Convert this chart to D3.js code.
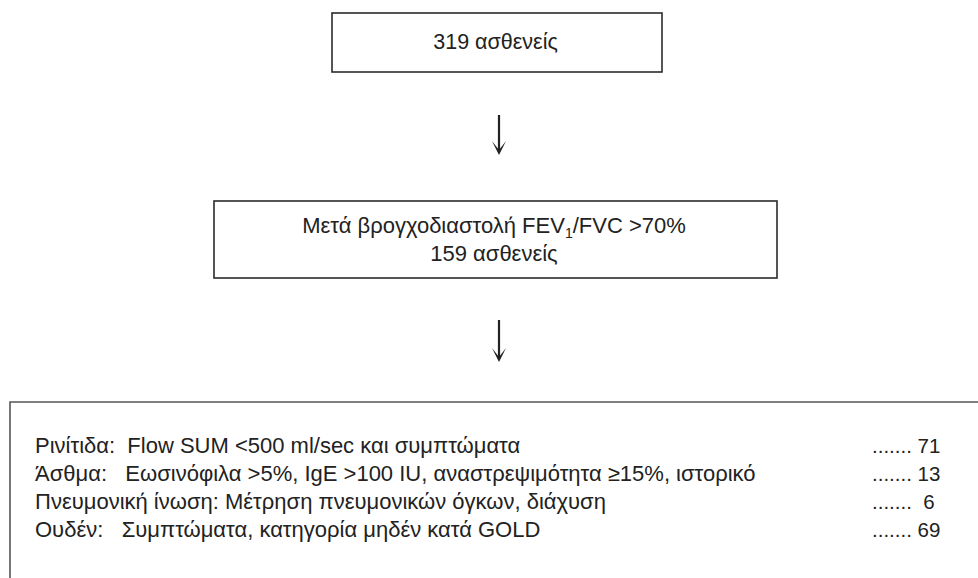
<!DOCTYPE html>
<html>
<head>
<meta charset="utf-8">
<script src="https://cdn.jsdelivr.net/npm/d3@7"></script>
<style>
  body { margin: 0; background: #fff; }
  text { font-family: "Liberation Sans", Arial, Helvetica, sans-serif; fill: #222; white-space: pre; }
</style>
</head>
<body>
<div class="chart"></div>
<script>
// flow steps (top boxes)
const stepLines = [
  ["319 ασθενείς"],
  ["Μετά βρογχοδιαστολή FEV|1|/FVC >70%", "159 ασθενείς"]
];
// outcome rows in the bottom box
const outcomeLabels = [
  "Ρινίτιδα:  Flow SUM <500 ml/sec και συμπτώματα",
  "Άσθμα:   Εωσινόφιλα >5%, IgE >100 IU, αναστρεψιμότητα ≥15%, ιστορικό",
  "Πνευμονική ίνωση: Μέτρηση πνευμονικών όγκων, διάχυση",
  "Ουδέν:   Συμπτώματα, κατηγορία μηδέν κατά GOLD"
];
const outcomeCounts = [71, 13, 6, 69];

const svg = d3.select(".chart")
  .append("svg")
  .attr("width", 978)
  .attr("height", 578);

// box geometry + first baseline / font size of each box
const boxes = [
  { x: 332, y: 13, w: 330, h: 59, base: 48.5, fs: 21.5 },
  { x: 214, y: 201, w: 563, h: 77, base: 233, fs: 22 }
];

const stepG = svg.selectAll("g.step")
  .data(stepLines)
  .join("g")
  .attr("class", "step");

stepG.append("rect")
  .attr("x", (d, i) => boxes[i].x)
  .attr("y", (d, i) => boxes[i].y)
  .attr("width", (d, i) => boxes[i].w)
  .attr("height", (d, i) => boxes[i].h)
  .attr("fill", "none")
  .attr("stroke", "#2b2b2b")
  .attr("stroke-width", 1.6);

stepG.each(function(lines, i) {
  const b = boxes[i];
  const lineH = 28;
  const t = d3.select(this).selectAll("text")
    .data(lines)
    .join("text")
    .attr("x", b.x + b.w / 2 - 1.5)
    .attr("y", (d, j) => b.base + j * lineH)
    .attr("text-anchor", "middle")
    .attr("font-size", b.fs);
  // "|" marks the subscript part
  t.each(function(str) {
    const parts = str.split("|");
    const el = d3.select(this);
    parts.forEach((p, k) => {
      const ts = el.append("tspan").text(p);
      if (k === 1) ts.attr("font-size", 14).attr("dy", 5);
      if (k === 2) ts.attr("dy", -5);
    });
  });
});

// arrows
const arrowYs = [[115, 155], [320, 362]];
const arrowX = 499;
arrowYs.forEach(([y1, y2]) => {
  svg.append("line")
    .attr("x1", arrowX).attr("x2", arrowX)
    .attr("y1", y1).attr("y2", y2 - 3)
    .attr("stroke", "#222")
    .attr("stroke-width", 2.2);
  svg.append("path")
    .attr("d", `M${arrowX - 7},${y2 - 14} L${arrowX},${y2} L${arrowX + 7},${y2 - 14} L${arrowX},${y2 - 5} Z`)
    .attr("fill", "#222");
});

// bottom box (runs off the page at right and bottom)
svg.append("path")
  .attr("d", "M10,590 V402 H990")
  .attr("fill", "none")
  .attr("stroke", "#555")
  .attr("stroke-width", 1.6);

const yRow = d3.scalePoint()
  .domain(outcomeLabels)
  .range([453, 537]);

svg.selectAll("text.label")
  .data(outcomeLabels)
  .join("text")
  .attr("class", "label")
  .attr("x", 35)
  .attr("y", d => yRow(d))
  .attr("font-size", 22)
  .text(d => d);

svg.selectAll("text.count")
  .data(outcomeCounts)
  .join("text")
  .attr("class", "count")
  .attr("x", 872)
  .attr("y", (d, i) => yRow(outcomeLabels[i]))
  .attr("font-size", 20.5)
  .text(d => "....... " + (d < 10 ? " " : "") + d);
</script>
</body>
</html>
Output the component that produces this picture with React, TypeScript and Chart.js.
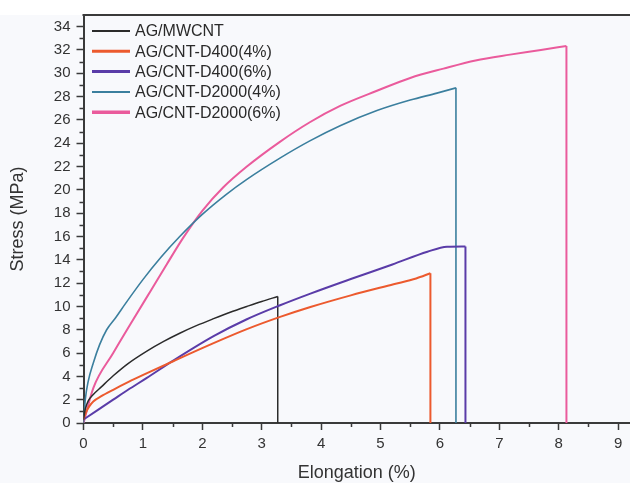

--- --- ---

=== Objective ===
Will you restate every entry word for word and omit the images?

=== Solution ===
Convert this chart to D3.js code.
<!DOCTYPE html>
<html>
<head>
<meta charset="utf-8">
<script src="https://cdn.jsdelivr.net/npm/d3@7"></script>
<style>
  body { margin: 0; background: #fff; }
  text { font-family: "Liberation Sans", Arial, Helvetica, sans-serif; fill: #222; white-space: pre; }
</style>
</head>
<body>
<div class="chart"></div>
<script>
// flow steps (top boxes)
const stepLines = [
  ["319 ασθενείς"],
  ["Μετά βρογχοδιαστολή FEV|1|/FVC >70%", "159 ασθενείς"]
];
// outcome rows in the bottom box
const outcomeLabels = [
  "Ρινίτιδα:  Flow SUM <500 ml/sec και συμπτώματα",
  "Άσθμα:   Εωσινόφιλα >5%, IgE >100 IU, αναστρεψιμότητα ≥15%, ιστορικό",
  "Πνευμονική ίνωση: Μέτρηση πνευμονικών όγκων, διάχυση",
  "Ουδέν:   Συμπτώματα, κατηγορία μηδέν κατά GOLD"
];
const outcomeCounts = [71, 13, 6, 69];

const svg = d3.select(".chart")
  .append("svg")
  .attr("width", 978)
  .attr("height", 578);

// box geometry + first baseline / font size of each box
const boxes = [
  { x: 332, y: 13, w: 330, h: 59, base: 48.5, fs: 21.5 },
  { x: 214, y: 201, w: 563, h: 77, base: 233, fs: 22 }
];

const stepG = svg.selectAll("g.step")
  .data(stepLines)
  .join("g")
  .attr("class", "step");

stepG.append("rect")
  .attr("x", (d, i) => boxes[i].x)
  .attr("y", (d, i) => boxes[i].y)
  .attr("width", (d, i) => boxes[i].w)
  .attr("height", (d, i) => boxes[i].h)
  .attr("fill", "none")
  .attr("stroke", "#2b2b2b")
  .attr("stroke-width", 1.6);

stepG.each(function(lines, i) {
  const b = boxes[i];
  const lineH = 28;
  const t = d3.select(this).selectAll("text")
    .data(lines)
    .join("text")
    .attr("x", b.x + b.w / 2 - 1.5)
    .attr("y", (d, j) => b.base + j * lineH)
    .attr("text-anchor", "middle")
    .attr("font-size", b.fs);
  // "|" marks the subscript part
  t.each(function(str) {
    const parts = str.split("|");
    const el = d3.select(this);
    parts.forEach((p, k) => {
      const ts = el.append("tspan").text(p);
      if (k === 1) ts.attr("font-size", 14).attr("dy", 5);
      if (k === 2) ts.attr("dy", -5);
    });
  });
});

// arrows
const arrowYs = [[115, 155], [320, 362]];
const arrowX = 499;
arrowYs.forEach(([y1, y2]) => {
  svg.append("line")
    .attr("x1", arrowX).attr("x2", arrowX)
    .attr("y1", y1).attr("y2", y2 - 3)
    .attr("stroke", "#222")
    .attr("stroke-width", 2.2);
  svg.append("path")
    .attr("d", `M${arrowX - 7},${y2 - 14} L${arrowX},${y2} L${arrowX + 7},${y2 - 14} L${arrowX},${y2 - 5} Z`)
    .attr("fill", "#222");
});

// bottom box (runs off the page at right and bottom)
svg.append("path")
  .attr("d", "M10,590 V402 H990")
  .attr("fill", "none")
  .attr("stroke", "#555")
  .attr("stroke-width", 1.6);

const yRow = d3.scalePoint()
  .domain(outcomeLabels)
  .range([453, 537]);

svg.selectAll("text.label")
  .data(outcomeLabels)
  .join("text")
  .attr("class", "label")
  .attr("x", 35)
  .attr("y", d => yRow(d))
  .attr("font-size", 22)
  .text(d => d);

svg.selectAll("text.count")
  .data(outcomeCounts)
  .join("text")
  .attr("class", "count")
  .attr("x", 872)
  .attr("y", (d, i) => yRow(outcomeLabels[i]))
  .attr("font-size", 20.5)
  .text(d => "....... " + (d < 10 ? " " : "") + d);
</script>
</body>
</html>
Output the component that produces this picture with React, TypeScript and Chart.js.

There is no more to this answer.